_Dataset excerpt_.

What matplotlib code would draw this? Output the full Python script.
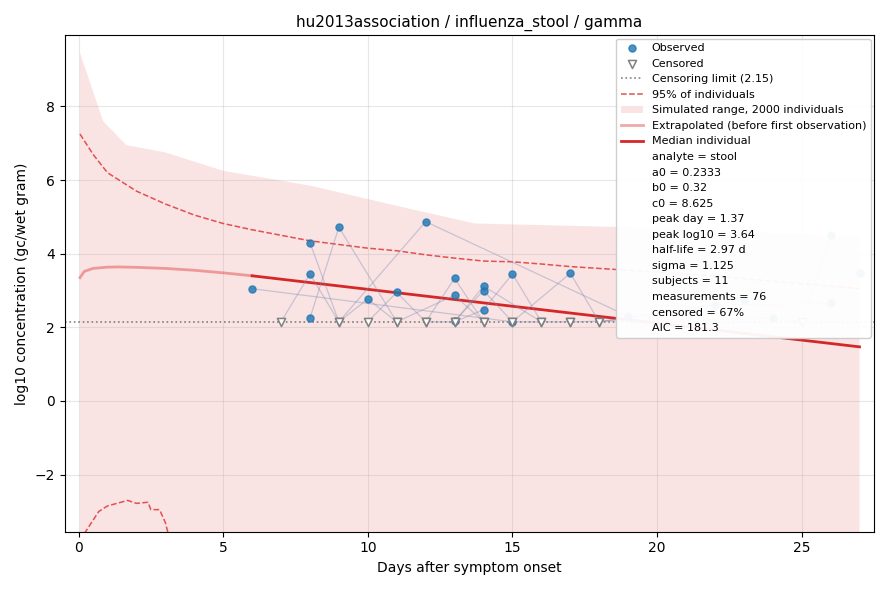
import numpy as np
import matplotlib.pyplot as plt
import matplotlib.lines as mlines

fig = plt.figure(figsize=(8.89, 5.9), dpi=100)
ax = fig.add_subplot(111)

lod = 2.15

# simulated envelope (upper edge, lower edge is off the axis)
env_t = [0.05, 0.85, 1.65, 3, 5, 8, 11, 13.7, 20, 27]
env_hi = [9.45, 7.6, 6.95, 6.75, 6.25, 5.85, 5.3, 4.82, 4.7, 4.45]
ax.fill_between(env_t, [-10]*len(env_t), env_hi, color='#f4c2c2', alpha=0.45, lw=0,
                label='Simulated range, 2000 individuals')

# 95% band
hi_t = [0.05, 0.5, 1, 1.7, 2, 3, 4, 5, 6, 7, 8, 9, 10, 11, 12, 13, 14, 15, 16, 17, 18, 20, 22, 24, 27]
hi_v = [7.25, 6.7, 6.2, 5.85, 5.7, 5.35, 5.05, 4.82, 4.65, 4.5, 4.35, 4.25, 4.15, 4.08, 3.97,
        3.88, 3.8, 3.78, 3.72, 3.65, 3.6, 3.5, 3.4, 3.25, 3.05]
lo_t = [0.2, 0.7, 1, 1.7, 2, 2.4, 2.5, 2.8, 3, 3.1]
lo_v = [-3.6, -3.0, -2.85, -2.7, -2.78, -2.75, -2.95, -2.95, -3.3, -3.6]
ax.plot(hi_t, hi_v, '--', color='#e04040', lw=1.1, alpha=0.9, label='95% of individuals')
ax.plot(lo_t, lo_v, '--', color='#e04040', lw=1.1, alpha=0.9)

# median curve
ext_t = [0.05, 0.2, 0.5, 1.0, 1.37, 2, 3, 4, 5, 6]
ext_v = [3.35, 3.52, 3.6, 3.635, 3.64, 3.63, 3.6, 3.55, 3.48, 3.4]
ax.plot(ext_t, ext_v, color='#e04040', lw=2, alpha=0.45, label='Extrapolated (before first observation)')
ax.plot([6, 27], [3.4, 1.47], color='#d62728', lw=2, label='Median individual')

# subjects: (day, value, censored)
subjects = [
    [(6, 3.05, 0), (15, 2.15, 1)],
    [(8, 4.3, 0), (9, lod, 1), (10, 2.77, 0), (11, lod, 1)],
    [(7, lod, 1), (8, 3.45, 0), (9, lod, 1), (12, 4.87, 0), (19, 2.3, 0)],
    [(8, 2.25, 0), (9, 4.72, 0), (11, lod, 1), (13, 2.87, 0), (14, lod, 1)],
    [(10, lod, 1), (11, 2.95, 0), (12, lod, 1), (13, 3.33, 0), (14, lod, 1)],
    [(12, lod, 1), (13, lod, 1), (14, 3.12, 0), (16, lod, 1)],
    [(13, 2.17, 0), (14, 3.0, 0), (15, lod, 1), (17, lod, 1)],
    [(13, lod, 1), (14, 2.48, 0), (15, 3.45, 0), (16, lod, 1)],
    [(15, 2.15, 0), (17, 3.47, 0), (18, lod, 1), (23, 2.75, 0)],
    [(17, lod, 1), (24, 2.25, 0), (25, lod, 1), (26, 4.52, 0), (27, 3.47, 0)],
    [(18, lod, 1), (22, 2.6, 0), (26, 2.65, 0)],
]
obs_x, obs_y, cen_x, cen_y = [], [], [], []
for s in subjects:
    ax.plot([p[0] for p in s], [p[1] for p in s], color='#7f8fb5', lw=0.9, alpha=0.4, zorder=2)
    for d, v, c in s:
        if c:
            cen_x.append(d); cen_y.append(v)
        else:
            obs_x.append(d); obs_y.append(v)
ax.scatter(obs_x, obs_y, s=26, color='#1f77b4', alpha=0.8, zorder=4, label='Observed')
ax.scatter(cen_x, cen_y, s=34, marker='v', facecolors='white', edgecolors='#808080',
           lw=1.1, zorder=4, label='Censored')
ax.axhline(lod, color='#808080', ls=':', lw=1.2, label='Censoring limit (2.15)')

ax.set_xlim(-0.48, 27.5)
ax.set_ylim(-3.55, 9.93)
ax.grid(alpha=0.3)
ax.set_xlabel('Days after symptom onset')
ax.set_ylabel('log10 concentration (gc/wet gram)')
ax.set_title('hu2013association / influenza_stool / gamma', fontsize=11)

h, l = ax.get_legend_handles_labels()
order = ['Observed', 'Censored', 'Censoring limit (2.15)', '95% of individuals',
         'Simulated range, 2000 individuals', 'Extrapolated (before first observation)', 'Median individual']
hd = dict(zip(l, h))
handles = [hd[k] for k in order]
extra = ['analyte = stool', 'a0 = 0.2333', 'b0 = 0.32', 'c0 = 8.625', 'peak day = 1.37',
         'peak log10 = 3.64', 'half-life = 2.97 d', 'sigma = 1.125', 'subjects = 11',
         'measurements = 76', 'censored = 67%', 'AIC = 181.3']
for e in extra:
    handles.append(mlines.Line2D([], [], color='none'))
leg = ax.legend(handles, order + extra, loc='upper right', fontsize=8, framealpha=0.95,
                handlelength=2, borderaxespad=0.3, labelspacing=0.5)
leg.set_zorder(10)

fig.tight_layout()
fig.savefig('out.png', dpi=100)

_Your objective_. Pull out all lines of the data with the string "matplotlib".

_Exercise solution_.
What matplotlib code would draw this? Output the full Python script.
import matplotlib.pyplot as plt
import matplotlib.lines as mlines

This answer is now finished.